Will my personalised formula change in spring?

At Dermatica, your personalised formula might adapt over time as your targeted concern improves or your skin goals change. However, the dawn of a new season won’t impact your prescription. Bear in mind, some active ingredients like topical retinoids act like powerful exfoliants helping your skin to shed its dead, damaged cells and make way for the healthy new skin underneath. This can leave the skin more sensitive at the start, so our experts recommend wearing UV-protective clothing (including a hat) as well as regularly topped up sunscreen with SPF30+, applied at least 15 minutes before going outside.

Should I stop taking my formula if I’m going on a sun holiday?

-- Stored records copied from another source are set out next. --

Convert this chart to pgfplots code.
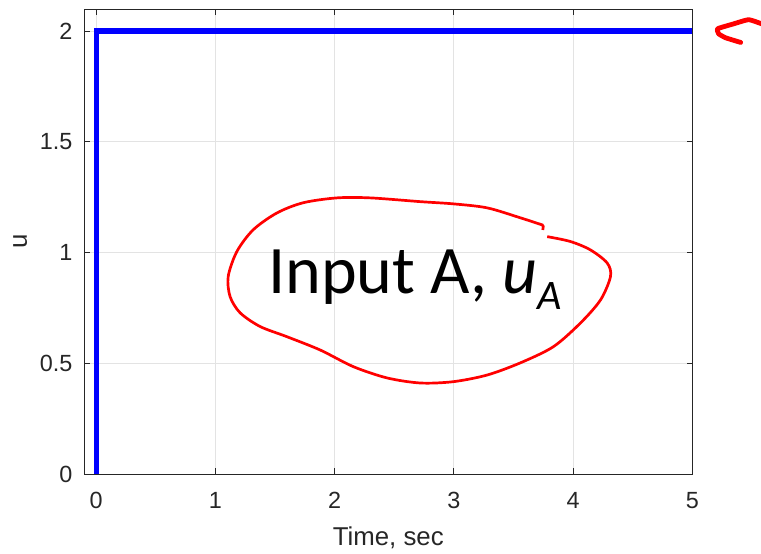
\documentclass[border=0pt]{standalone}
\usepackage{fontspec}
\setmainfont{Liberation Sans}
\newfontfamily\calibri{Carlito}
\usepackage{pgfplots}
\pgfplotsset{compat=1.18}
\definecolor{axgray}{HTML}{262626}
\definecolor{gridgray}{HTML}{E3E3E3}
\begin{document}
\begin{tikzpicture}
\begin{axis}[
  at={(0,0)}, anchor=south west,
  scale only axis, width=304pt, height=232.5pt,
  xmin=-0.1, xmax=5, ymin=0, ymax=2.1,
  xtick={0,1,2,3,4,5}, ytick={0,0.5,1,1.5,2},
  grid=major, grid style={gridgray, line width=0.5pt},
  axis line style={axgray, line width=0.5pt},
  tick style={axgray, line width=0.5pt},
  tick align=inside, major tick length=2.8pt,
  /pgf/number format/assume math mode=true,
  every tick label/.append style={font=\fontsize{11.7}{13}\selectfont, text=axgray},
  xticklabel style={yshift=-5.5pt},
  yticklabel style={xshift=-2.4pt},
  xlabel={Time, sec}, ylabel={u},
  label style={font=\fontsize{12.9}{15}\selectfont, text=axgray},
  xlabel style={at={(axis description cs:0.5,0)}, anchor=base, yshift=-35.5pt},
  ylabel style={at={(axis description cs:-0.1053,0.5)}, anchor=center},
  clip=false,
]
\addplot[blue, line width=2.67pt] coordinates {(0,0) (0,2) (5,2)};
\addplot[red, line width=1.35pt, smooth, tension=0.5] coordinates {
(3.741,1.125) (3.558,1.157) (3.279,1.202) (2.996,1.220) (2.719,1.230)
(2.299,1.247) (2.019,1.247) (1.736,1.225) (1.516,1.179) (1.317,1.103)
(1.180,1.005) (1.107,0.892) (1.123,0.801) (1.207,0.728) (1.375,0.666)
(1.600,0.620) (1.879,0.560) (2.156,0.485) (2.439,0.434) (2.719,0.411)
(2.996,0.417) (3.279,0.447) (3.558,0.502) (3.835,0.575) (4.062,0.682)
(4.230,0.786) (4.314,0.892) (4.286,0.953) (4.146,1.012) (3.978,1.050)
(3.783,1.072)};
\addplot[red, line width=1.35pt] coordinates {(3.738,1.128) (3.750,1.118) (3.746,1.102)};
\addplot[red, line width=2.4pt, smooth, tension=0.25, line cap=round, line join=round] coordinates {
(5.582,2.033) (5.473,2.052) (5.347,2.033) (5.213,2.011) (5.221,1.988) (5.280,1.970) (5.406,1.949)};
\node[anchor=base west, inner sep=0pt, font=\calibri\fontsize{34}{36}\selectfont]
  at (axis cs:1.44,0.817) {Input A, \textit{u}\raisebox{-8.3pt}{\fontsize{21}{21}\selectfont\itshape A}};
\end{axis}
\pgfresetboundingbox
\path (-42.15pt,-39.5pt) rectangle (338.35pt,237pt);
\end{tikzpicture}
\end{document}
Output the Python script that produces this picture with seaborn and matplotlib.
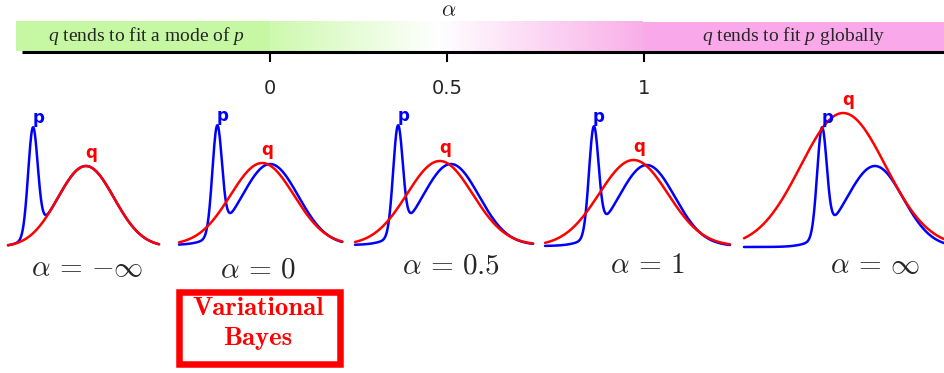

The short answer? No. You might hear people suggest that active ingredients shouldn’t be used in the sun because they’ll cause photosensitivity. But that’s not entirely true. As we mentioned, some actives might leave your skin feeling a little more sensitive at the beginning of your treatment. Provided you apply sunscreen and stay out of direct sunlight, your formula shouldn’t be a problem.
In fact, pausing your treatment for even a short time could reverse the hard earned progress you’ve made to treat conditions like rosacea, acne, dark spots and signs of ageing .As always, if you’ve got any questions or concerns, you can get in touch with our dermatology experts any time, through your account dashboard.
Find out what formulas are suitable for your skin by visiting our website.

References:
1. Raymond-Lezman JR, Riskin S. Attitudes, Behaviors, and Risks of Sun Protection to Prevent Skin Cancer Amongst Children, Adolescents, and Adults. Cureus. 2023 Feb 13;15(2).
2. Gabros S, Zito PM. Sunscreens And Photoprotection [Internet]. Nih.gov. StatPearls Publishing; 2019. Available from: https://www.ncbi.nlm.nih.gov/books/NBK537164/
3. Firas Al-Niaimi, Yi N. Topical Vitamin C and the Skin: Mechanisms of Action and Clinical Applications. The Journal of Clinical and Aesthetic Dermatology [Internet]. 2017 Jul;10(7):14. Available from: https://pmc.ncbi.nlm.nih.gov/articles/PMC5605218/
4. Lin FH, Lin JY, Gupta RD, Tournas JA, Burch JA, Angelica Selim M, et al. Ferulic Acid Stabilizes a Solution of Vitamins C and E and Doubles its Photoprotection of Skin. Journal of Investigative Dermatology. 2005 Oct;125(4):826–32.